Arnold Schwarzenegger on his defeat by Frank Zane
I arrived in Florida still totally confident. I felt I was ready. I’d just won in London and the heat of victory was in my blood. At the contest, people immediately crowded around to have a look at my body. The Americans had never seen me and they were amazed by my size.
When I went out to pose there was a strange silence, which puzzled me. I realized people were studying me. I gave them the biceps. Someone gasped. I could feel the crowd on the edges of their seats. It hit me then that this was America. I rose up and expanded every muscle fiber in my body. The crowd sensed it and cheered. I heard Americans shouting “Arnold!” I felt fantastic.
It wasn’t until the pose-off that I realized how close a contest it was. There were guys here I’d never seen before. Frank Zane, in the medium class, had unbelievable cuts and an elegant posing routine. He posed gracefully, like a matador, like a dancer. His body seemed to have been tooled down with the chisels and gouges a sculptor would use on mahogany. The announcer called my name for second place. I was stunned. Frank Zane had won the IFBB Mr. Universe.
I came in second, on grounds that I was not defined enough, not perfectly developed. I was just the biggest, not the best.

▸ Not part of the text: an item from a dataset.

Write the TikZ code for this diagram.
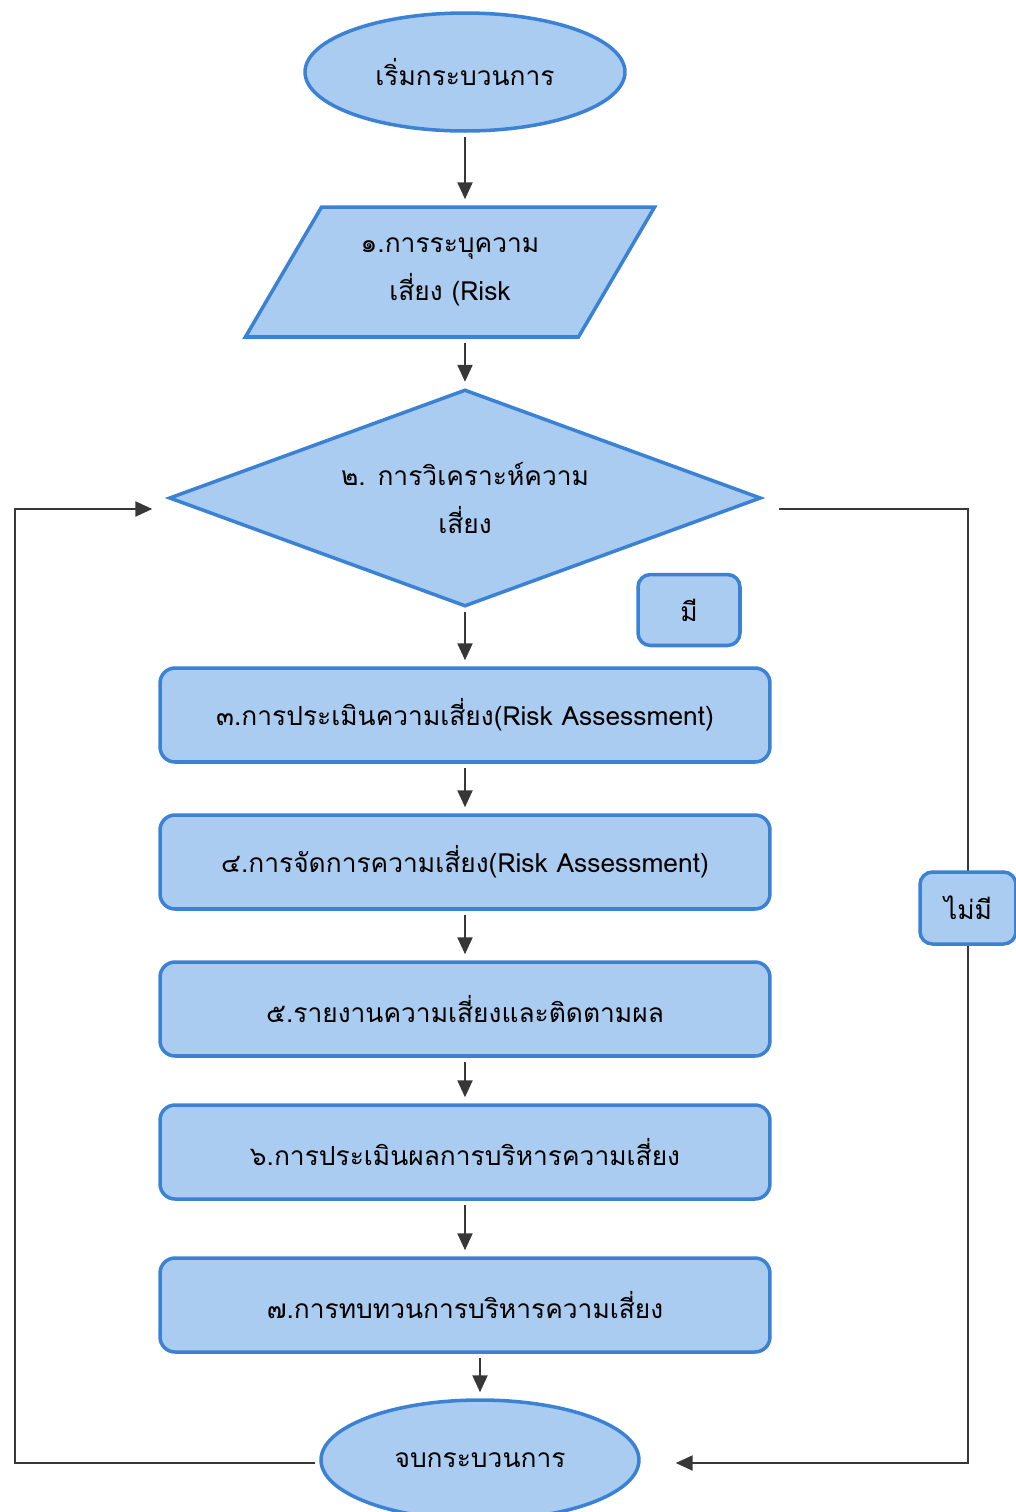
\documentclass[tikz,border=0pt]{standalone}
\usepackage{fontspec}
\newfontfamily\thaifont[Script=Thai]{Loma}
\usetikzlibrary{shapes.geometric,arrows.meta}
\definecolor{boxfill}{RGB}{170,204,240}
\definecolor{boxline}{RGB}{60,130,212}
\definecolor{flowgray}{RGB}{55,55,55}

\begin{document}
\begin{tikzpicture}[x=0.02cm, y=-0.02cm,
    font=\thaifont\fontsize{15}{27}\selectfont,
    >={Triangle[length=0.34cm,width=0.3cm]},
    shapebox/.style={draw=boxline, fill=boxfill, line width=2pt, inner sep=0pt, align=center},
    stepbox/.style={shapebox, rectangle, rounded corners=0.3cm, minimum width=12.2cm, minimum height=1.88cm},
    flow/.style={->, draw=flowgray, line width=1.3pt, shorten >=0.12cm, shorten <=0.08cm}]
  \useasboundingbox (0,0) rectangle (1016,1512);

  \node (start) [shapebox, ellipse, minimum width=6.4cm, minimum height=2.36cm] at (465,72) {เริ่มกระบวนการ};
  \node (ident) [shapebox, trapezium, trapezium left angle=52, trapezium right angle=128, trapezium stretches=true, minimum width=8.2cm, minimum height=2.6cm] at (450,272) {๑.การระบุความ\\เสี่ยง (Risk};
  \node (analyse) [shapebox, diamond, aspect=2.73, minimum width=11.84cm, minimum height=4.34cm] at (465,498) {๒. การวิเคราะห์ความ\\เสี่ยง};
  \node (yes) [shapebox, rectangle, rounded corners=0.25cm, minimum width=2.04cm, minimum height=1.42cm] at (689,610) {มี};

  \node (assess) [stepbox] at (465,715) {๓.การประเมินความเสี่ยง(Risk Assessment)};
  \node (manage) [stepbox] at (465,862) {๔.การจัดการความเสี่ยง(Risk Assessment)};
  \node (report) [stepbox] at (465,1009) {๕.รายงานความเสี่ยงและติดตามผล};
  \node (evaluate) [stepbox] at (465,1152) {๖.การประเมินผลการบริหารความเสี่ยง};
  \node (review) [stepbox] at (465,1305) {๗.การทบทวนการบริหารความเสี่ยง};

  \node (finish) [shapebox, ellipse, minimum width=6.36cm, minimum height=2.4cm] at (480,1460) {จบกระบวนการ};

  \draw [flow] (start.south) -- (start.south |- ident.north);
  \draw [flow] (ident.south -| analyse.north) -- (analyse.north);
  \draw [flow] (analyse.south) -- (assess.north);
  \draw [flow] (assess.south) -- (manage.north);
  \draw [flow] (manage.south) -- (report.north);
  \draw [flow] (report.south) -- (evaluate.north);
  \draw [flow] (evaluate.south) -- (review.north);
  \draw [flow] (review.south -| finish.north) -- (finish.north);

  % loop back on the left
  \coordinate (lowleft) at (15,1463);
  \coordinate (upleft) at (15,509);
  \draw [flow, shorten >=0.3cm] (finish.west |- lowleft) -- (lowleft) -- (upleft) -- (analyse.west |- upleft);

  % no-branch on the right
  \coordinate (upright) at (968,509);
  \coordinate (lowright) at (968,1463);
  \draw [flow, shorten <=0.32cm, shorten >=0.7cm] (analyse.east |- upright) -- (upright) -- (lowright) -- (finish.east |- lowright);

  \node (no) [shapebox, rectangle, rounded corners=0.25cm, minimum width=1.92cm, minimum height=1.44cm] at (968,908) {ไม่มี};
\end{tikzpicture}
\end{document}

That did a little number on my mind. I went away from the auditorium overwhelmed, crushed. I remember the words that kept going through my head: “I’m away from home, in this strange city, in America, and I’m a loser….” I cried all night because of it. I had disappointed all my friends, everybody, especially myself. It was awful. I felt it was the end of the world.
But I’ve always been resilient. A day later I had gotten myself together. I’m going to get them back, I thought. I’m going to show them who is really the best.
I would train in America. I would use their food and their knowledge and work it against them. I would make it in America too.